J4.5A Dynamically Downscaled IPCC RCM Climate Projections for the Southwest U.S. and Their Applicability in Hydrologic Resource Projection

Wednesday, 9 January 2013: 5:00 PM
Room 10B (Austin Convention Center)
Hsin-I Chang, University of Arizona, Tucson, AZ; and C. Castro, P. A. Troch, M. B. Switanek, T. Luong, and F. Dominguez

Current global scale climate projections from the Intergovermental Panel on Climate Change (IPCC) are not adequate for regional and fine scale projections, which require better resolved terrain forcing, land surface and vegetation feedback.

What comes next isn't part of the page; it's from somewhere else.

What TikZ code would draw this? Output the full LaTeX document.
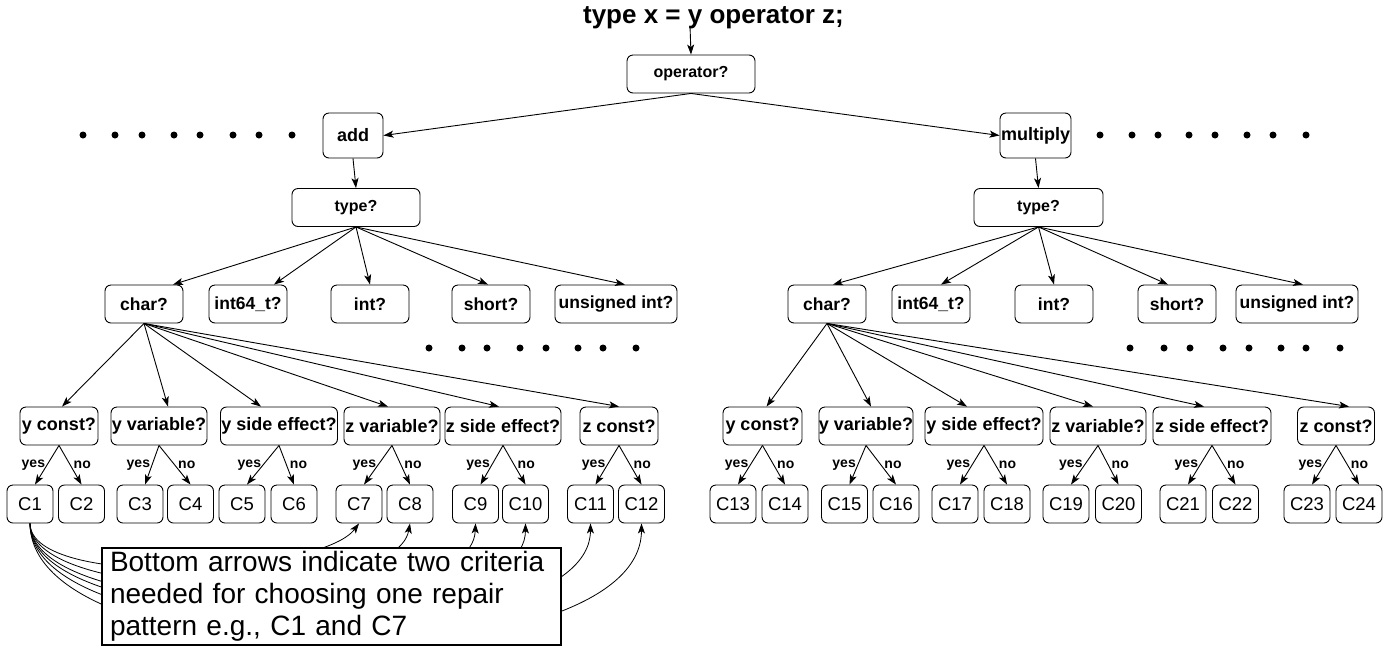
\documentclass[tikz,border=0pt]{standalone}
\usepackage{fontspec}
\setmainfont{Liberation Sans}
\usetikzlibrary{arrows.meta}

\begin{document}
\begin{tikzpicture}[x=1pt,y=-1pt,
        box/.style={draw, rounded corners=6pt, line width=0.9pt, inner sep=0pt, align=center},
        topbox/.style={box, minimum height=38, font=\fontsize{16}{18}\selectfont\bfseries},
        opbox/.style={box, minimum height=45, font=\fontsize{18}{20}\selectfont\bfseries},
        tybox/.style={box, minimum height=38, font=\fontsize{17.5}{20}\selectfont\bfseries},
        qbox/.style={box, minimum height=38, font=\fontsize{18}{20}\selectfont\bfseries},
        cbox/.style={box, minimum width=46, minimum height=38, font=\fontsize{18.5}{20}\selectfont},
        arr/.style={-{Stealth[length=10pt,width=7pt,inset=2.5pt]}, line width=0.9pt},
        yes/.style={pos=0.5, left, inner sep=1.5pt, font=\fontsize{14}{16}\selectfont\bfseries},
        no/.style={pos=0.5, right, inner sep=3pt, font=\fontsize{14}{16}\selectfont\bfseries},
        note/.style={draw, line width=2.5pt, fill=white, inner xsep=8pt, inner ysep=0pt, align=left,
                     minimum width=459, minimum height=97, text width=443,
                     font=\fontsize{28}{32}\selectfont}]
        \useasboundingbox (0,0) rectangle (1388,649);

        % top
        \node[font=\fontsize{26}{28}\selectfont\bfseries] (title) at (713.5,18) {type x = y operator z;};
        \coordinate (start) at (690,26);
        \node[topbox, minimum width=128] (op) at (691,74) {operator?};
        \node[opbox, minimum width=60] (add) at (353,135.5) {add};
        \node[opbox, minimum width=71] (mul) at (1035.5,135.5) {multiply};
        \draw[arr] (start) -- (op.north);
        \draw[arr] (op.south) -- (add.east);
        \draw[arr] (op.south) -- (mul.west);

        % dots
        \fill (83,135) circle (3.5pt) (115,135) circle (3.5pt) (142,135) circle (3.5pt) (174,135) circle (3.5pt)
              (200,135) circle (3.5pt) (233,135) circle (3.5pt) (259,135) circle (3.5pt) (292,135) circle (3.5pt);
        \fill (1100,135) circle (3.5pt) (1132,135) circle (3.5pt) (1158,135) circle (3.5pt) (1189,135) circle (3.5pt)
              (1215,135) circle (3.5pt) (1247,135) circle (3.5pt) (1273,135) circle (3.5pt) (1306,135) circle (3.5pt);
        \fill (429,348) circle (3.5pt) (462,348) circle (3.5pt) (487,348) circle (3.5pt) (520,348) circle (3.5pt)
              (546,348) circle (3.5pt) (578,348) circle (3.5pt) (603,348) circle (3.5pt) (636,348) circle (3.5pt);
        \fill (1130,348) circle (3.5pt) (1164,348) circle (3.5pt) (1190,348) circle (3.5pt) (1223,348) circle (3.5pt)
              (1249,348) circle (3.5pt) (1281,348) circle (3.5pt) (1306,348) circle (3.5pt) (1340,348) circle (3.5pt);

        % left: add
        \node[topbox, minimum width=128] (ltype) at (356,207.5) {type?};
        \draw[arr] (add.south) -- (ltype.north);
        \node[tybox, minimum width=78] (lchar) at (144,304) {char?};
        \node[tybox, minimum width=78] (lint64) at (248,304) {int64\_t?};
        \node[tybox, minimum width=78] (lint) at (370,304) {int?};
        \node[tybox, minimum width=78] (lshort) at (491,304) {short?};
        \node[tybox, minimum width=122] (luint) at (616,304) {unsigned int?};
        \draw[arr] (ltype.south) -- ([xshift=29pt]lchar.north);
        \draw[arr] (ltype.south) -- ([xshift=26pt]lint64.north);
        \draw[arr] (ltype.south) -- (lint.north);
        \draw[arr] (ltype.south) -- ([xshift=-3pt]lshort.north);
        \draw[arr] (ltype.south) -- ([xshift=9pt]luint.north);

        \node[qbox, minimum width=78] (lyc) at (59,426) {y const?};
        \node[qbox, minimum width=96] (lyv) at (159,426) {y variable?};
        \node[qbox, minimum width=117] (lys) at (279,426) {y side effect?};
        \node[qbox, minimum width=96] (lzv) at (392,426) {z variable?};
        \node[qbox, minimum width=116] (lzs) at (503,426) {z side effect?};
        \node[qbox, minimum width=78] (lzc) at (619,426) {z const?};
        \draw[arr] (lchar.south) -- ([xshift=3pt]lyc.north);
        \draw[arr] (lchar.south) -- ([xshift=9pt]lyv.north);
        \draw[arr] (lchar.south) -- ([xshift=-18pt]lys.north);
        \draw[arr] (lchar.south) -- ([xshift=-4pt]lzv.north);
        \draw[arr] (lchar.south) -- ([xshift=-4pt]lzs.north);
        \draw[arr] (lchar.south) -- (lzc.north);

        \node[cbox] (c1) at (30,504) {C1};
        \node[cbox] (c2) at (81.5,504) {C2};
        \node[cbox] (c3) at (140,504) {C3};
        \node[cbox] (c4) at (190.5,504) {C4};
        \node[cbox] (c5) at (242,504) {C5};
        \node[cbox] (c6) at (294,504) {C6};
        \node[cbox] (c7) at (359,504) {C7};
        \node[cbox] (c8) at (410,504) {C8};
        \node[cbox] (c9) at (475.5,504) {C9};
        \node[cbox] (c10) at (525.5,504) {C10};
        \node[cbox] (c11) at (590.5,504) {C11};
        \node[cbox] (c12) at (641.5,504) {C12};
        \draw[arr] (lyc.south) -- node[yes] {yes} ([xshift=5pt]c1.north);
        \draw[arr] (lyc.south) -- node[no] {no} (c2.north);
        \draw[arr] (lyv.south) -- node[yes] {yes} ([xshift=5pt]c3.north);
        \draw[arr] (lyv.south) -- node[no] {no} (c4.north);
        \draw[arr] (lys.south) -- node[yes] {yes} ([xshift=5pt]c5.north);
        \draw[arr] (lys.south) -- node[no] {no} (c6.north);
        \draw[arr] (lzv.south) -- node[yes] {yes} ([xshift=5pt]c7.north);
        \draw[arr] (lzv.south) -- node[no] {no} (c8.north);
        \draw[arr] (lzs.south) -- node[yes] {yes} ([xshift=5pt]c9.north);
        \draw[arr] (lzs.south) -- node[no] {no} (c10.north);
        \draw[arr] (lzc.south) -- node[yes] {yes} ([xshift=5pt]c11.north);
        \draw[arr] (lzc.south) -- node[no] {no} (c12.north);

        % right: multiply
        \node[topbox, minimum width=129] (rtype) at (1038.5,207.5) {type?};
        \draw[arr] (mul.south) -- (rtype.north);
        \node[tybox, minimum width=78] (rchar) at (827,304) {char?};
        \node[tybox, minimum width=78] (rint64) at (931,304) {int64\_t?};
        \node[tybox, minimum width=78] (rint) at (1054,304) {int?};
        \node[tybox, minimum width=78] (rshort) at (1177,304) {short?};
        \node[tybox, minimum width=122] (ruint) at (1297,304) {unsigned int?};
        \draw[arr] (rtype.south) -- ([xshift=6pt]rchar.north);
        \draw[arr] (rtype.south) -- ([xshift=10pt]rint64.north);
        \draw[arr] (rtype.south) -- (rint.north);
        \draw[arr] (rtype.south) -- ([xshift=-9pt]rshort.north);
        \draw[arr] (rtype.south) -- ([xshift=6pt]ruint.north);

        \node[qbox, minimum width=79] (ryc) at (762.5,426) {y const?};
        \node[qbox, minimum width=91] (ryv) at (866,426) {y variable?};
        \node[qbox, minimum width=118] (rys) at (984,426) {y side effect?};
        \node[qbox, minimum width=96] (rzv) at (1098,426) {z variable?};
        \node[qbox, minimum width=118] (rzs) at (1212,426) {z side effect?};
        \node[qbox, minimum width=77] (rzc) at (1336,426) {z const?};
        \draw[arr] (rchar.south) -- ([xshift=4pt]ryc.north);
        \draw[arr] (rchar.south) -- ([xshift=5pt]ryv.north);
        \draw[arr] (rchar.south) -- ([xshift=-17pt]rys.north);
        \draw[arr] (rchar.south) -- ([xshift=-5pt]rzv.north);
        \draw[arr] (rchar.south) -- ([xshift=-8pt]rzs.north);
        \draw[arr] (rchar.south) -- ([xshift=13pt]rzc.north);

        \node[cbox] (c13) at (733,504) {C13};
        \node[cbox] (c14) at (785,504) {C14};
        \node[cbox] (c15) at (844.5,504) {C15};
        \node[cbox] (c16) at (896,504) {C16};
        \node[cbox] (c17) at (955,504) {C17};
        \node[cbox] (c18) at (1007,504) {C18};
        \node[cbox] (c19) at (1066,504) {C19};
        \node[cbox] (c20) at (1118.5,504) {C20};
        \node[cbox] (c21) at (1183,504) {C21};
        \node[cbox] (c22) at (1235.5,504) {C22};
        \node[cbox] (c23) at (1307,504) {C23};
        \node[cbox] (c24) at (1359,504) {C24};
        \draw[arr] (ryc.south) -- node[yes] {yes} ([xshift=5pt]c13.north);
        \draw[arr] (ryc.south) -- node[no] {no} (c14.north);
        \draw[arr] (ryv.south) -- node[yes] {yes} ([xshift=5pt]c15.north);
        \draw[arr] (ryv.south) -- node[no] {no} (c16.north);
        \draw[arr] (rys.south) -- node[yes] {yes} ([xshift=5pt]c17.north);
        \draw[arr] (rys.south) -- node[no] {no} (c18.north);
        \draw[arr] (rzv.south) -- node[yes] {yes} ([xshift=5pt]c19.north);
        \draw[arr] (rzv.south) -- node[no] {no} (c20.north);
        \draw[arr] (rzs.south) -- node[yes] {yes} ([xshift=5pt]c21.north);
        \draw[arr] (rzs.south) -- node[no] {no} (c22.north);
        \draw[arr] (rzc.south) -- node[yes] {yes} ([xshift=5pt]c23.north);
        \draw[arr] (rzc.south) -- node[no] {no} (c24.north);

        % bottom arrows from C1
        \draw[arr, line width=0.8pt] (c1.south) .. controls (31,590) and (320,575) .. (c7.south);
        \draw[arr, line width=0.8pt] (c1.south) .. controls (31,605) and (395,605) .. (c8.south);
        \draw[arr, line width=0.8pt] (c1.south) .. controls (31,625) and (472,625) .. (c9.south);
        \draw[arr, line width=0.8pt] (c1.south) .. controls (31,640) and (525,640) .. (c10.south);
        \draw[arr, line width=0.8pt] (c1.south) .. controls (31,660) and (590,660) .. (c11.south);
        \draw[arr, line width=0.8pt] (c1.south) .. controls (31,684) and (641,684) .. (c12.south);
        \node[note] (txt) at (331.5,596.5) {Bottom arrows indicate two criteria\\needed for choosing one repair\\pattern e.g., C1 and C7};
        \end{tikzpicture}
\end{document}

There is an increasing demand for regional scale climate projections at a spatial scale appropriate for hydrologic modeling. The Weather Research and Forecast (WRF) model is used for the long-term regional climate simulation, driven by two sets of ‘well-performing' IPCC AR4 data (MPI-ECHAM5 and UKMO-HadCM3). Summer precipitation in Southwest is largely convective and closely related to the North American monsoon (NAM). Trends in temperature and precipitation climatology and extremes are analyzed in both climate control and climate change periods. The free-running RCM-IPCC simulations have shown ability to represent historical climate with reasonable driving physical mechanism in the Southwest U.S. warm season precipitation, demonstrating value added using dynamical downscaling with spectral nudging. However, the different GCM simulations project both increased and decreased NAM summer precipitation. Additional high resolution domains are identified in the core NAM region as well as river basins that are crucial for water supply in the Western U.S. A hydrological study for both Colorado and Rio Grande River basins indicated a decrease in projected runoff, regardless of the precipitation trend from the forcing RCMs.